Introduction
Bridge saws are the core workhorse in stone fabrication shops cutting granite, marble, and quartz. The machines that hold up for years share one thing in common: consistent, scheduled maintenance.
Letting maintenance slide creates compounding problems:
- Unplanned downtime mid-job
- Degraded cut quality on finished stone
- Shortened machine lifespan
- Inflated repair costs
- Safety hazards for operators handling large slabs
Emergency corrective repairs cost 3 to 5 times more than planned preventive work, once you factor in overtime labor, expedited parts, and lost production.
This guide covers the main maintenance approaches, early warning signs to watch for, and a practical scheduling framework to keep your saw running reliably.
TL;DR
- Bridge saw maintenance protects precision, operator safety, and your capital investment
- Four maintenance types (routine, corrective, predictive, and major overhaul) carry different cost and risk profiles — knowing the difference saves money
- Watch for inconsistent cuts, unusual vibrations, and visible wear — catching these early prevents costly failures
- A structured daily, weekly, monthly, and annual schedule prevents most reactive failures
- Equipment built for easy service with US-available parts cuts downtime when repairs are unavoidable
Why Bridge Saw Maintenance Matters
A bridge saw is one of the most significant capital investments a stone fabrication shop makes—commercial 3-axis CNC models range from $80,000 to $150,000, with 5-axis machines reaching $350,000. Your output quality—precision, consistency, surface finish—depends entirely on the condition of this machine.
The Safety Connection
A poorly maintained bridge saw can develop blade instability, rail misalignment, or electrical faults that create serious hazards for operators handling large stone slabs.
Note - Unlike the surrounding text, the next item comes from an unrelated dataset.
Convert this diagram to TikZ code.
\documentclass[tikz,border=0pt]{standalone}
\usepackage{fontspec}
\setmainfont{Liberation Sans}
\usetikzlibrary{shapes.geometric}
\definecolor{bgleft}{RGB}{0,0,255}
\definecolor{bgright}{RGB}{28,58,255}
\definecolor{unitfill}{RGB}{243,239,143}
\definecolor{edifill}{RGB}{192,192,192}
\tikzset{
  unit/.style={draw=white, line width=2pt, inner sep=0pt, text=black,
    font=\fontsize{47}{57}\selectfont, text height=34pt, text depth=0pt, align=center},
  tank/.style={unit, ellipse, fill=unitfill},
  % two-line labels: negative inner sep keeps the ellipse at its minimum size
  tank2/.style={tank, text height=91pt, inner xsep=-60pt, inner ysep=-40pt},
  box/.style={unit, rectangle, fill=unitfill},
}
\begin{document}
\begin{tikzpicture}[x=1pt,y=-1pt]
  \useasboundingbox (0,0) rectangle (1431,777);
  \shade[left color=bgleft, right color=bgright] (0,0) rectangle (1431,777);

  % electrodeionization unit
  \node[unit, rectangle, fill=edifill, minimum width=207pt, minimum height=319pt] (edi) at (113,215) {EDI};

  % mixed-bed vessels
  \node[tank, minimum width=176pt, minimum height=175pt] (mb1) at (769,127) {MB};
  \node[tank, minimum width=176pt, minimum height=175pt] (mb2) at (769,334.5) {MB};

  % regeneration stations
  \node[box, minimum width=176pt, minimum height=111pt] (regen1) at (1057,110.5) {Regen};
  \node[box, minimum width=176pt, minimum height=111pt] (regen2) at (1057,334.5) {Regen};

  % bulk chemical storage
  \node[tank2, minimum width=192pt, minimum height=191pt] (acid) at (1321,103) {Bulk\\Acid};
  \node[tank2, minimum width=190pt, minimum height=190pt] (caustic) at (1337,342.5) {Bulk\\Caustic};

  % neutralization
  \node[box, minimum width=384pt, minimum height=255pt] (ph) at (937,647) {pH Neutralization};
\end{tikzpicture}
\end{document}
Worn spindle bearings create vibration that transfers directly to the blade, worsening under load and destroying cut quality. Loose fasteners cause misalignment, and accumulated stone slurry on rails accelerates bearing wear and rail scoring.
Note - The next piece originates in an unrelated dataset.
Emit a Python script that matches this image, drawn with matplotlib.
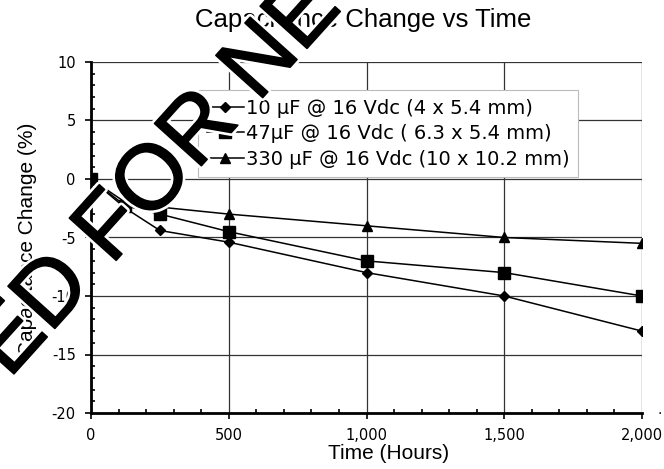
import numpy as np
import matplotlib
matplotlib.use("Agg")
import matplotlib.pyplot as plt
import matplotlib.patheffects as pe
from matplotlib.ticker import MultipleLocator, FuncFormatter

# hours on test
hours = [0, 125, 250, 500, 1000, 1500, 2000]

# capacitance change (%) per part
cap_10uf = [0, -2.5, -4.4, -5.4, -8.0, -10.0, -13.0]
cap_47uf = [0, -2.3, -3.0, -4.5, -7.0, -8.0, -10.0]
cap_330uf = [0, -2.0, -2.4, -3.0, -4.0, -5.0, -5.5]

labels = ["10 µF @ 16 Vdc (4 x 5.4 mm)",
          "47µF @ 16 Vdc ( 6.3 x 5.4 mm)",
          "330 µF @ 16 Vdc (10 x 10.2 mm)"]

fig = plt.figure(figsize=(6.64, 4.69), dpi=100)
ax = fig.add_axes([91/664, 1 - 413/469, 551/664, 351/469])

ax.plot(hours, cap_10uf, color="black", lw=1.1, marker="D", ms=5.5, label=labels[0])
ax.plot(hours, cap_47uf, color="black", lw=1.1, marker="s", ms=8, label=labels[1])
ax.plot(hours, cap_330uf, color="black", lw=1.1, marker="^", ms=7.5, label=labels[2])

ax.set_xlim(0, 2000)
ax.set_ylim(-20, 10)

ax.xaxis.set_major_locator(MultipleLocator(500))
ax.xaxis.set_minor_locator(MultipleLocator(100))
ax.yaxis.set_major_locator(MultipleLocator(5))
ax.yaxis.set_minor_locator(MultipleLocator(1))
ax.xaxis.set_major_formatter(FuncFormatter(lambda v, p: f"{int(v):,}"))
ax.yaxis.set_major_formatter(FuncFormatter(lambda v, p: f"{int(v)}"))

ax.grid(True, which="major", color="#333333", lw=0.9)
ax.set_axisbelow(True)

for s in ["top", "right"]:
    ax.spines[s].set_visible(False)
ax.spines["left"].set_linewidth(2.0)
ax.spines["bottom"].set_linewidth(2.0)

ax.tick_params(which="major", direction="out", length=4, width=1.2,
               labelsize=10.5, pad=7)
ax.tick_params(which="minor", direction="in", length=3, width=1.2)
for t in ax.get_xticklabels() + ax.get_yticklabels():
    t.set_family("DejaVu Sans")

ax.set_xlabel("Time (Hours)", family="Liberation Sans", fontsize=15)
ax.set_ylabel("Capacitance Change (%)", family="Liberation Sans", fontsize=15)
ax.xaxis.set_label_coords(0.54, -0.088)
ax.yaxis.set_label_coords(-0.098, 0.495)

fig.text(363/664, 1 - 20/469, "Capacitance Change vs Time",
         family="Liberation Sans", fontsize=18.5, ha="center", va="center")

leg = ax.legend(loc="upper left", bbox_to_anchor=(198/664, 1 - 90/469),
                bbox_transform=fig.transFigure, borderaxespad=0,
                prop={"family": "DejaVu Sans", "size": 14},
                handlelength=1.9, handletextpad=0.1, labelspacing=0.33,
                borderpad=0.45, fancybox=False, framealpha=1)
leg.get_frame().set_edgecolor("#bbbbbb")
leg.get_frame().set_linewidth(0.8)

fig.text(660/664, 1 - 410/469, ".", fontsize=10, ha="center", va="center")

# diagonal stamp across the chart
fig.text(158/664, 1 - 178/469, "ED FOR NE", family="Liberation Sans",
         fontsize=66, rotation=48, rotation_mode="anchor",
         ha="center", va="center", color="black", zorder=10,
         path_effects=[pe.withStroke(linewidth=5, foreground="white"),
                       pe.withStroke(linewidth=1.2, foreground="black")])

fig.savefig("out.png", dpi=100)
The Financial Case for Prevention
Unplanned machine downtime in stone fabrication costs an average of $1,500 per hour in lost throughput and schedule disruptions. Predictive maintenance programs cut those losses significantly:
- Reduce maintenance costs by up to 40%
- Improve equipment reliability by 30–50%
- Decrease unplanned downtime by 50%

Those costs trace back to specific failure chains that compound quickly once deferred:
- A glazed blade requires excessive downward pressure, generating heat that leads to blade binding or motor overload
- Insufficient water flow causes thermal glazing of diamond segments, triggering slurry buildup, vibration, and accelerated segment wear
Types of Bridge Saw Maintenance
Maintenance isn't a single activity—it spans a spectrum from daily upkeep to major overhaul. Knowing which approach applies when helps shop managers balance cost with reliability.
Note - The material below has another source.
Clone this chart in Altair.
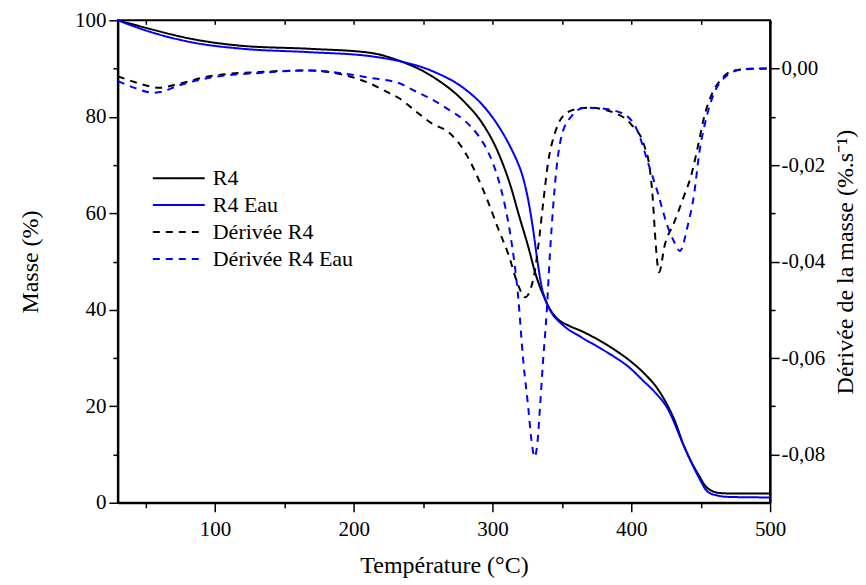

Routine / Preventive Maintenance
Routine maintenance is the foundation of bridge saw care: scheduled tasks performed regardless of whether a problem is visible. This includes:
- Cleaning stone dust and slurry from rails, cutting table, and water nozzles
- Lubrication of guide rails and moving components
- Blade inspection for segment wear or damage
- Water system checks for flow and pressure
- Electrical visual inspections for corrosion or loose connections

Routine maintenance is sufficient for shops with normal production volumes and no performance anomalies. Machines with easy-access service points and US-sourced replacement parts — a design priority Crown Stone USA applies across its saw line — make these tasks faster and more consistent to execute.
Corrective / Reactive Maintenance
Corrective maintenance is work triggered by a failure or detected problem: a seized bearing, a water pump leak, or a misaligned gantry that's already causing cut deviation.
The risk: Relying too heavily on reactive maintenance generates higher costs (emergency parts sourcing, lost production time) and can cascade into secondary failures if the root issue goes undiagnosed. A worn bearing that finally seizes can damage the spindle shaft, turning a $200 bearing replacement into a $3,000 spindle rebuild.
Predictive / Condition-Based Maintenance
Predictive maintenance monitors operational indicators — vibration levels, cutting speed consistency, motor temperature, water pressure — to service components based on actual wear rather than fixed time intervals.
Some modern CNC bridge saw controls log usage data to support this approach. Tracking spindle motor current, for example, can detect bearing wear before catastrophic failure occurs. In CNC machining applications, predictive maintenance has been shown to reduce downtime by approximately 40% compared to traditional preventive methods.
Major / Overhaul Maintenance
Overhaul maintenance involves deep servicing — spindle bearings, drive belts, rail inserts, hydraulic seals — typically performed annually or at manufacturer-specified hour intervals.
Skipping scheduled overhauls doesn't save money; it defers costs while compounding wear. Components stressed beyond their service life tend to fail together, meaning one overdue overhaul can trigger a chain of repairs that costs several times what the original service would have.